Cities spend a significant amount of their resources on the mobility needs of their residents. The smart city of tomorrow will have a strong electrified public transport system. Individual transport with private cars will be further pushed back.
However, owning private e-cars also offers opportunities. Because the electric cars of the next generation - and only those have a future in cities anyway - will fulfill two functions: they generate electricity, and they store electricity. The surface area of a car is limited, but large enough to install PV modules on the roof and sides. These are, of course, safe for traffic. More interesting for the energy ecosystem of a city, however, are the batteries that store the energy for propulsion in electric cars. These are preferably charged when the sun is beating down from the sky.
However, the batteries could also release the electricity not needed by the cars when it is urgently needed in the power grid. These two scenarios can be realized with electric cars if users behave accordingly.
This can be achieved by rewarding behavior that is adapted to the fluctuations of the energy market. When the sun pops out of the sky, there is an abundance of electricity, and the price of electricity falls. A good motivation for e-car drivers to plug in their vehicle for charging now. When the price of electricity rises because it is dark and the plants are not producing enough, there is a financial incentive to make electricity that is not currently needed available to the grid. Electric cars are basically motorized batteries that stabilize the smart city's energy system.
As with electric cars, it is desirable for city dwellers to adapt their energy use to the situation of the energy system.

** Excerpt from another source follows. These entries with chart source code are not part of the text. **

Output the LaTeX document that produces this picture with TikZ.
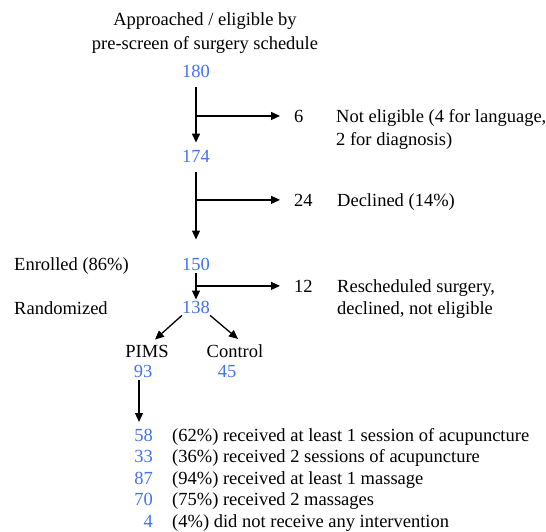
\documentclass[tikz,border=0pt]{standalone}
\usepackage{fontspec}
\setmainfont{Liberation Serif}
\usetikzlibrary{arrows.meta}
\definecolor{numblue}{RGB}{66,114,240}
\tikzset{
  every node/.style={inner sep=0pt, font=\fontsize{18.5}{23}\selectfont},
  num/.style={text=numblue, anchor=base},
  flow/.style={line width=1.3pt, -{Triangle[length=9pt,width=8pt]}},
}

\begin{document}
\begin{tikzpicture}[x=1pt, y=-1pt]
  \useasboundingbox (0,0) rectangle (546,531);
  % main column of counts
  \node[anchor=north, align=center, font=\fontsize{18.5}{24}\selectfont] (title) at (205,12) {Approached / eligible by\\pre-screen of surgery schedule};
  \node[num] (n180) at (196,77) {180};
  \node[num] (n174) at (196,162) {174};
  \node[num] (n150) at (196,270) {150};
  \node[num] (n138) at (196,313) {138};
  \node[anchor=base west] (enrolled) at (14,270) {Enrolled (86\%)};
  \node[anchor=base west] (randomized) at (14,314) {Randomized};
  % drop-outs on the right
  \node[anchor=base west] (o6) at (294,122) {6};
  \node[anchor=north west, align=left] (notelig) at (336,109) {Not eligible (4 for language,\\2 for diagnosis)};
  \node[anchor=base west] (o24) at (294,206) {24};
  \node[anchor=base west] (declined) at (337,206) {Declined (14\%)};
  \node[anchor=base west] (o12) at (294,292) {12};
  \node[anchor=north west, align=left, font=\fontsize{18.5}{22}\selectfont] (resched) at (337,279) {Rescheduled surgery,\\declined, not eligible};
  % the two arms
  \node[anchor=base] (pims) at (147,357) {PIMS};
  \node[anchor=base] (control) at (235,357) {Control};
  \node[num] (n93) at (143,377) {93};
  \node[num] (n45) at (227,377) {45};
  \coordinate (listtop) at (139,422);
  \foreach \cnt/\txt [count=\i] in {58/(62\%) received at least 1 session of acupuncture,
      33/(36\%) received 2 sessions of acupuncture,
      87/(94\%) received at least 1 massage,
      70/(75\%) received 2 massages,
      4/(4\%) did not receive any intervention} {
    \node[num, anchor=base east] (c\i) at (153,{441+21.65*(\i-1)}) {\cnt};
    \node[anchor=base west] (r\i) at (172,{441+21.65*(\i-1)}) {\txt};
  }
  % connectors
  \draw[flow, shorten <=10pt, shorten >=7pt] (n180) -- (n174);
  \draw[flow, shorten <=10pt, shorten >=18pt] (n174) -- (n150);
  \draw[flow, shorten <=3pt, shorten >=1pt] (n150) -- (n138);
  \draw[flow, shorten >=14pt] (n180 |- o6.west) -- (o6.west);
  \draw[flow, shorten >=14pt] (n174 |- o24.west) -- (o24.west);
  \draw[flow, shorten >=14pt] (n150 |- o12.west) -- (o12.west);
  \draw[flow] ([yshift=-2pt]n138.south west) -- ([xshift=8pt, yshift=5pt]pims.north);
  \draw[flow] ([yshift=-2pt]n138.south east) -- ([xshift=3pt, yshift=5pt]control.north);
  \draw[flow, shorten <=3pt] (n93.south -| listtop) -- (listtop);
\end{tikzpicture}
\end{document}
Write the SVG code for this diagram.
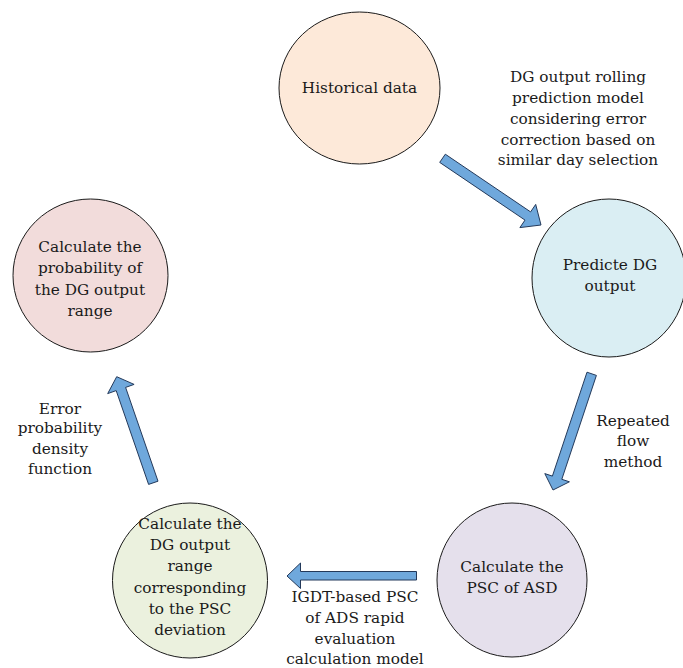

The principle is clear: draw power when there is plenty of power, and vice versa.
For example, running the washing machine at midday when the sun is at its peak and the abundance of electricity in the system causes prices to tumble. Drawing electricity in the middle of the night, on the other hand, will become more expensive. The costly battery systems from which electricity is supplied at night will have to be refinanced.
Thus, financial incentive systems, which are handled digitally and operate in real time on the daily updated electricity market, ensure adapted behavior.
The smart city has a transparent and digitally controlled energy system. Extensive IT is required to shape all generators, all consumers, all storage capacities, and the influence of weather into a meaningful, coordinated system. Solar monitoring and control plays a prominent role in this process.
Real-time data is compared with historical data series to develop reliable forecasts. From this, utilities will derive market signals in the future to influence user behavior.
The smart city will not work without IT, because the electricity market, which until now has been rather static with eternally valid tariffs, will now become a much more dynamic market organism in which almost every inhabitant of the city participates. IT is fundamental to this. Market data is the basis for this.